British astrologer, writer and lecturer Robert Currey commented on the study's credibility. What adds weight to Cajochen's study is the fact that data used by the research team was collected 10 years earlier for a different study, he says.
"By being retrospective, critics will find it hard to claim any experimental or selection bias of subjects or data. A simple mechanism such as increased moonlight can also be ruled out as the subjects slept in a dark room in the sleep laboratory," he added.

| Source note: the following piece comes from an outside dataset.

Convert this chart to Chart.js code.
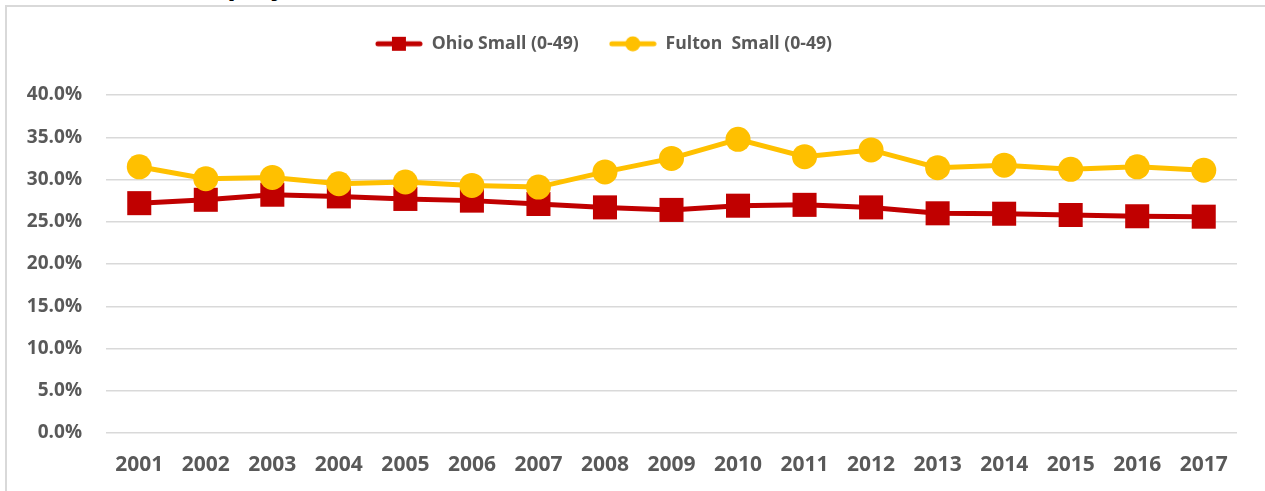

The full moon is a major aspect or angle astrologers call an opposition. From our vantage point on earth, this angle or aspect occurs when the sun and moon - or other planetary bodies - line up 180 degrees apart in opposing astrological signs,
Among other things, the full moon opposition may coincide with a period of increased stress or tension. The individual's vitality (represented by the sun) and personal or emotional needs (the moon) may be conflicted in some way, Currey says.
"Perhaps the urge to be active and creative takes away from satisfying bodily needs like sleep. Conceivably, this lack of sleep might even account for the unusual behavior that tends to occur around the full moon according to lunar lore," he noted.
British astrologer and Editor Pat Harris, PhD, says spiritually-oriented Tibetan monks would probably agree with this assessment, at least in part..
Harris is editor of Correlation, a journal published by the Astrological Association of Great Britain (AA). She says the monks are very much attuned to the moon's phases, using them to regulate sleep patterns among other things.
"The scientific experiment at the University of Basel seems to confirm the monks' experiences," she says.
"It could be argued that the monks have conscious expectations regarding how the lunar phase will affect their behavior. However, this confounding factor doesn't apply to the Switzerland sleep study.
"From secondary reports and the researcher's summary we learn that neither the 33 volunteers nor the scientists conducting the tests were aware of the lunar phase at any time," she said.